Australia does not have a national strategy to deal with hotel quarantine breaches and consequent outbreaks. 

Queensland Premier Annastacia Palaszczuk tends to impose snap lockdowns as soon as a positive case is identified in the community, then calls for the number of international arrivals to be “cut right down”.

Victoria has gone repeatedly through extended lockdowns, while NSW Premier Gladys Bereijiklian is so reluctant to impose lockdowns that when she must enforce them, she calls them “stay-at-home orders”. She says NSW contact tracers are “the best in the world” in keeping up with the virus. Until they don’t.

When the Sydney limo driver who carried international aircrews tested positive with the new highly contagious Delta variant of SARS-CoV2, concerns immediately arose. 

When positive COVID-19 cases began to appear across Sydney in the following days, a heated debate ensued among experts. Some called for a go-fast, go-hard approach. Others were more confident a lockdown could be avoided.

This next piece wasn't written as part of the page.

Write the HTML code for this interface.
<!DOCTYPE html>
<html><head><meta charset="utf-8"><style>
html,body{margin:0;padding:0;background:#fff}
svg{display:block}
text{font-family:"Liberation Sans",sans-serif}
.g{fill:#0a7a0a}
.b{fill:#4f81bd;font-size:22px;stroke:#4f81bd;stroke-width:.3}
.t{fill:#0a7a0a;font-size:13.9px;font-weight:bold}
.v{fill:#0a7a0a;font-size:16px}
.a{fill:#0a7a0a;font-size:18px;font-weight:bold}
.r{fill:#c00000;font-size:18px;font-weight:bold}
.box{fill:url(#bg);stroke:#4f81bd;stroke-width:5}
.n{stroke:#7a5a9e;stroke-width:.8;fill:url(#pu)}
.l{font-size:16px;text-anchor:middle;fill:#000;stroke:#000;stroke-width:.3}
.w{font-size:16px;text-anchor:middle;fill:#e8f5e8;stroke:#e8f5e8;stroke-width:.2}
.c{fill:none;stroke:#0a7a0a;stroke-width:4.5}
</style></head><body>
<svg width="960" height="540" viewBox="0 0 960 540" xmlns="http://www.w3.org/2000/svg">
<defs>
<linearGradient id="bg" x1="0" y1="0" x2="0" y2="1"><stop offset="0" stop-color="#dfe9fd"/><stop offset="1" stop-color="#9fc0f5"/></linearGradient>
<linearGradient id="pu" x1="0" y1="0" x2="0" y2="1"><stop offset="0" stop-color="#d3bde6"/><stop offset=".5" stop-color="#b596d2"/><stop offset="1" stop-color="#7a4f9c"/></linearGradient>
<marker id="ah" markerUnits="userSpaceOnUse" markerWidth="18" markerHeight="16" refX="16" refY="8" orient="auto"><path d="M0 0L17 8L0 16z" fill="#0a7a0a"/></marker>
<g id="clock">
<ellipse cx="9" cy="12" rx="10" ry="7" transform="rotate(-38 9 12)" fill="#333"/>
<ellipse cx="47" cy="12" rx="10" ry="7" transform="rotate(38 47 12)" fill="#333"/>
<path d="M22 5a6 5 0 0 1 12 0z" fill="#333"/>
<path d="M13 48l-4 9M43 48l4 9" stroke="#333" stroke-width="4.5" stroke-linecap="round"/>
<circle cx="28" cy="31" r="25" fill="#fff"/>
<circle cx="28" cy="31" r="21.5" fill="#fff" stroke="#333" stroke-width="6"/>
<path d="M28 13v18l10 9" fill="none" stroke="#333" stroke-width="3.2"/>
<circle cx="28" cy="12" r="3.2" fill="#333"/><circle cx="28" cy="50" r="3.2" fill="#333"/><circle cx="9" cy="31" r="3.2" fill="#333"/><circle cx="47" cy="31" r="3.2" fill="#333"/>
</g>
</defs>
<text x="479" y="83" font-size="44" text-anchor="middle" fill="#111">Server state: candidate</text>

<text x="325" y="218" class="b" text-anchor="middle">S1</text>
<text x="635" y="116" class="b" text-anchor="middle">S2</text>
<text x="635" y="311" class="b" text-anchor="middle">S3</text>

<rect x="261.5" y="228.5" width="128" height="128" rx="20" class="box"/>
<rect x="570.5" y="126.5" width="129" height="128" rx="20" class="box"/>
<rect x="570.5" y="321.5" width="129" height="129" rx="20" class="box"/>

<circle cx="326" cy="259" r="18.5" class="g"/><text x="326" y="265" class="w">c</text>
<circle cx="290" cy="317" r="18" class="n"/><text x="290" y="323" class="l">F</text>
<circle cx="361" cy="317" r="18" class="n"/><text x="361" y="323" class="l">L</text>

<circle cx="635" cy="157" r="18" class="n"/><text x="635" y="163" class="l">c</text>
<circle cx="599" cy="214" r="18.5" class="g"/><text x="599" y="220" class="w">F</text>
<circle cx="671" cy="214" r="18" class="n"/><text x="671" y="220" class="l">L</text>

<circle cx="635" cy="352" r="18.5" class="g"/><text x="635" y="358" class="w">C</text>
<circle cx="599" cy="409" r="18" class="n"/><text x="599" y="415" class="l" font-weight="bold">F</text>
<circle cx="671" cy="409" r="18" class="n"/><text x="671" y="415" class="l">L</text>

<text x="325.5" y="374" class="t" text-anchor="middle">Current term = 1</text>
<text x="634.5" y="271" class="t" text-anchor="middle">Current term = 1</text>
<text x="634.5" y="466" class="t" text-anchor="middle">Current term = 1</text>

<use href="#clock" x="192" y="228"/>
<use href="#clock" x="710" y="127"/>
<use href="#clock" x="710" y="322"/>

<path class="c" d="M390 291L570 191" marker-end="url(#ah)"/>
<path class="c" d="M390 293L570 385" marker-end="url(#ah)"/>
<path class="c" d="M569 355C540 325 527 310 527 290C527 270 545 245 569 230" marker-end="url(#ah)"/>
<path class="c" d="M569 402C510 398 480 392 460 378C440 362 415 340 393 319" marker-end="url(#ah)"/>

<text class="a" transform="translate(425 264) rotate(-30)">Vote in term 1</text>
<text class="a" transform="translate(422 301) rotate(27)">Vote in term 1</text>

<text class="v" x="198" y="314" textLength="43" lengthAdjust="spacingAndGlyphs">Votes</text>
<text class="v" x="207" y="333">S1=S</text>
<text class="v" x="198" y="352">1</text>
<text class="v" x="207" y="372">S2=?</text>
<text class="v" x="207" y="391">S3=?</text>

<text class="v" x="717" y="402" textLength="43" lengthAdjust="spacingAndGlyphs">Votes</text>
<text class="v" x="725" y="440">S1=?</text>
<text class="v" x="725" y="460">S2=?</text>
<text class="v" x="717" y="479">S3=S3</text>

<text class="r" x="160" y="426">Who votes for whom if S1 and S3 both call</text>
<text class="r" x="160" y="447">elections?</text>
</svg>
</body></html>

“Every outbreak is different,” says Professor Catherine Bennett, chair in epidemiology at Deakin University. “But we’ve got the data, particularly from the last set of outbreaks in Melbourne, from which we could map out what-if scenarios.”

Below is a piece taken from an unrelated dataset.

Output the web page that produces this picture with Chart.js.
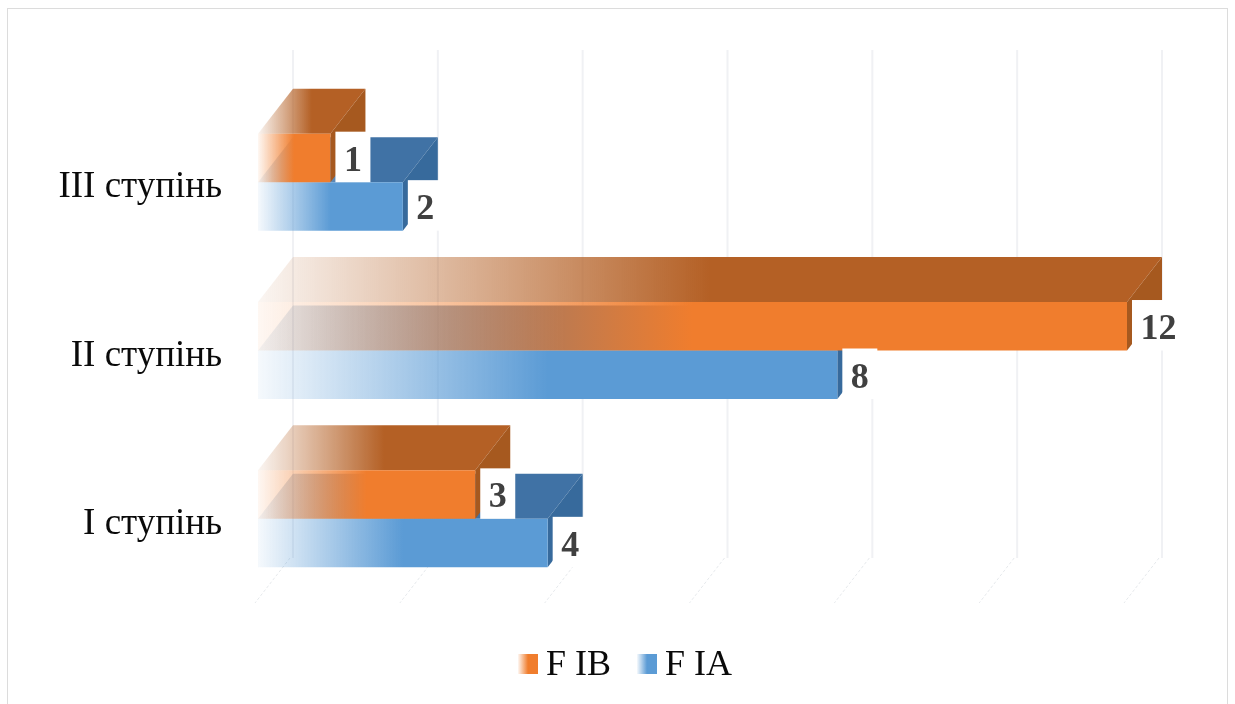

What if that person was more infectious? What if it was Kappa rather than Delta? Could we have managed the outbreak without lockdown? Which elements of the lockdown work and which don’t make much of a difference?

“[States have] got really rich and good data now,” says Bennett. “We need them to be doing that work and report on that work so that we can have confidence that what we are asking [the community] to do is informed by exactly what we know about how these variants move through our community, and how our community moves itself.”

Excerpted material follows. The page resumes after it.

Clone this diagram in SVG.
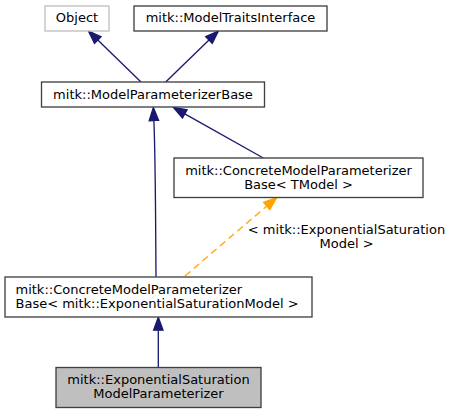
<svg xmlns="http://www.w3.org/2000/svg" width="451" height="413" viewBox="0 0 451 413">
<style>
  text { font-family: "DejaVu Sans", "Noto Sans", sans-serif; font-size: 13px; fill: #000; }
  .c { text-anchor: middle; }
  .box { fill: #ffffff; stroke: #404040; stroke-width: 1.33; }
  .ext { fill: #ffffff; stroke: #bfbfbf; stroke-width: 1.33; }
  .cur { fill: #bfbfbf; stroke: #404040; stroke-width: 1.33; }
  .e { fill: none; stroke: #191970; stroke-width: 1.33; marker-end: url(#ah); }
  .t { fill: none; stroke: #ffa500; stroke-width: 1.33; stroke-dasharray: 7,4.5; marker-end: url(#ao); }
</style>
<defs>
  <marker id="ah" markerUnits="userSpaceOnUse" markerWidth="16" markerHeight="12" viewBox="-1 -6 16 12" refX="0" refY="0" orient="auto">
    <path d="M0,-4.7 L13,0 L0,4.7 Z" fill="#191970" stroke="#191970" stroke-width="1.33"/>
  </marker>
  <marker id="ao" markerUnits="userSpaceOnUse" markerWidth="16" markerHeight="12" viewBox="-1 -6 16 12" refX="0" refY="0" orient="auto">
    <path d="M0,-4.7 L13,0 L0,4.7 Z" fill="#ffa500" stroke="#ffa500" stroke-width="1.33"/>
  </marker>
</defs>
<g id="connectors">
  <path class="e" d="M141,82 L97.8,40.1"/>
  <path class="e" d="M165.7,82 L209,40.05"/>
  <path class="e" d="M263.3,158 L184.8,113.9"/>
  <path class="e" d="M156,276.7 C155.6,220 155.5,160 153.9,120.5"/>
  <path class="t" d="M185,276 L266.8,206"/>
  <path class="e" d="M158.3,367.3 L158.3,330.2"/>
  <text class="c" x="346.5" y="234">&lt; mitk::ExponentialSaturation</text>
  <text class="c" x="346.5" y="247.5">Model &gt;</text>
</g>
<g id="node-object">
  <rect class="ext" x="45" y="6" width="64" height="25"/>
  <text class="c" x="77" y="22">Object</text>
</g>
<g id="node-modeltraits">
  <rect class="box" x="134" y="6" width="193" height="25"/>
  <text class="c" x="230.5" y="22">mitk::ModelTraitsInterface</text>
</g>
<g id="node-parambase">
  <rect class="box" x="41.5" y="82" width="223" height="25"/>
  <text class="c" x="153" y="98.5">mitk::ModelParameterizerBase</text>
</g>
<g id="node-concrete-template">
  <rect class="box" x="174" y="158" width="249" height="39.5"/>
  <text class="c" x="298.5" y="175">mitk::ConcreteModelParameterizer</text>
  <text class="c" x="298.5" y="189">Base&lt; TModel &gt;</text>
</g>
<g id="node-concrete-esm">
  <rect class="box" x="5" y="277" width="307" height="40"/>
  <text x="15.5" y="293.5">mitk::ConcreteModelParameterizer</text>
  <text x="15.5" y="307.7">Base&lt; mitk::ExponentialSaturationModel &gt;</text>
</g>
<g id="node-esmp">
  <rect class="cur" x="56" y="367.5" width="205" height="40"/>
  <text class="c" x="158.5" y="384.2">mitk::ExponentialSaturation</text>
  <text class="c" x="158.5" y="398.3">ModelParameterizer</text>
</g>
</svg>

Bennett says that 18 months into the pandemic, that data could be extremely useful in evaluating the states’ outbreak responses and identifying which restrictions drive cases back to zero. “We just keep applying this whole package of serious restrictions with punishment linked to it, without a formal evaluation,” she says.

Professor Mary-Louise McLaws, an epidemiologist at the University of New South Wales and advisor to the World Health Organization, agrees. “There’s very little transparency of any data in Australia,” she says.

Imposing restrictions, she says, is not just a matter of mathematical modelling or looking at case numbers. It’s an outbreak management process that is based on the evidence of the gathered data.

“We need to evaluate lockdowns not with theoretical modelling, but with the actual data,” says Bennett. “Maybe we can just put those bits that work in place, and take some of the other bits that cause additional anxiety but don’t add anything epidemiologically out.”